Nel comunicato, dunque, i tre parlamentari confermano che la sospensione non scaturisce dal procedimento penale. Tutto, o quasi, riporta a Forello e Nuti oggi lo ha ribadito: tutta questa storia è una montatura ben organizzata  “da chi ha poi lavorato alla designazione dell’attuale candidato a sindaco di Palermo Ugo Forello”.

Ma non sarebbe male se i tre deputati approfondissero l’intera questione che, a nostro avviso, rimane avvolta dalle nebbie e che nemmeno il caso Forello spiega per intero.
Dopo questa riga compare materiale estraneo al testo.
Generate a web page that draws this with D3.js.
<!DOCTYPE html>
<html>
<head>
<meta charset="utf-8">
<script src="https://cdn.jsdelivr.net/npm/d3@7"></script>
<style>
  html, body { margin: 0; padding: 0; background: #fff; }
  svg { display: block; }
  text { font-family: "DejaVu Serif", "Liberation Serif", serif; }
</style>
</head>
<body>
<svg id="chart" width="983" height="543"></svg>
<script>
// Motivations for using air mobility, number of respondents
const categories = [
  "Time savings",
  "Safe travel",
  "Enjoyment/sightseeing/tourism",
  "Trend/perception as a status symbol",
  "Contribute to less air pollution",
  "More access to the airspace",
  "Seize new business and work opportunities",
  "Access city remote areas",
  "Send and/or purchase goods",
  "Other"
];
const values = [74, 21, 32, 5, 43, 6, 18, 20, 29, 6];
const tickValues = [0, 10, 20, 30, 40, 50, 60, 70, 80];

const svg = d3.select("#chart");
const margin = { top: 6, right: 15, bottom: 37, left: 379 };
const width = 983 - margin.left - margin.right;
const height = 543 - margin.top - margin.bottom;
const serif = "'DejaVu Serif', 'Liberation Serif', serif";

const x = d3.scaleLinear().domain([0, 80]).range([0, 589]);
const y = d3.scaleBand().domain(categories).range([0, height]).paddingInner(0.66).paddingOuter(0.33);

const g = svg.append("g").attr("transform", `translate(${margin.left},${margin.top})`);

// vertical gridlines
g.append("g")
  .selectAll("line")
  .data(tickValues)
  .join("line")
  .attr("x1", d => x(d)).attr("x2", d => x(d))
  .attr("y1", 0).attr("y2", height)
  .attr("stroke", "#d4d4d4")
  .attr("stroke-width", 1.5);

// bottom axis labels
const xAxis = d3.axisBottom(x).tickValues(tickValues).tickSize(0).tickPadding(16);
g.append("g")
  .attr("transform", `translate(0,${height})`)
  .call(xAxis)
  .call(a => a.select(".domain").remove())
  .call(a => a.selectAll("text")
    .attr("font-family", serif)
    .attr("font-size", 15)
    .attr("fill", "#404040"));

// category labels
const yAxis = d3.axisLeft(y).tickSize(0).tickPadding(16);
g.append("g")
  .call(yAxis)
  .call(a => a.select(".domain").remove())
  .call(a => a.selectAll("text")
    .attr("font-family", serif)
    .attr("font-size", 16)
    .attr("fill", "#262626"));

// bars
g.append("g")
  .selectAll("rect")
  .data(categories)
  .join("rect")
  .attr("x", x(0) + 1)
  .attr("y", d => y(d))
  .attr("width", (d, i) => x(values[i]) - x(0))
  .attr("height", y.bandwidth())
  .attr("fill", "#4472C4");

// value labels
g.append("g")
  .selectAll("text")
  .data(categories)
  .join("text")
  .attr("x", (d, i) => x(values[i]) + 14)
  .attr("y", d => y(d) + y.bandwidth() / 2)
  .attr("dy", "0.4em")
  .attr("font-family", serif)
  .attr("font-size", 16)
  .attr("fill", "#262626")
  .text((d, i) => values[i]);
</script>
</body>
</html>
Aggiornamento: Claudia Mannino su facebook:

“Informo che io, Di Vita e Nuti non abbiamo rilasciato dichiarazioni contro la magistratura, anzi tutt’altro, né contro il candidato sindaco del M5s di Palermo. Se circolano dichiarazioni in tal senso attribuite a noi sono da ritenersi non veritiere, abbiamo espresso fiducia nella giustizia a cui ci affidiamo per dimostrare la nostra innocenza.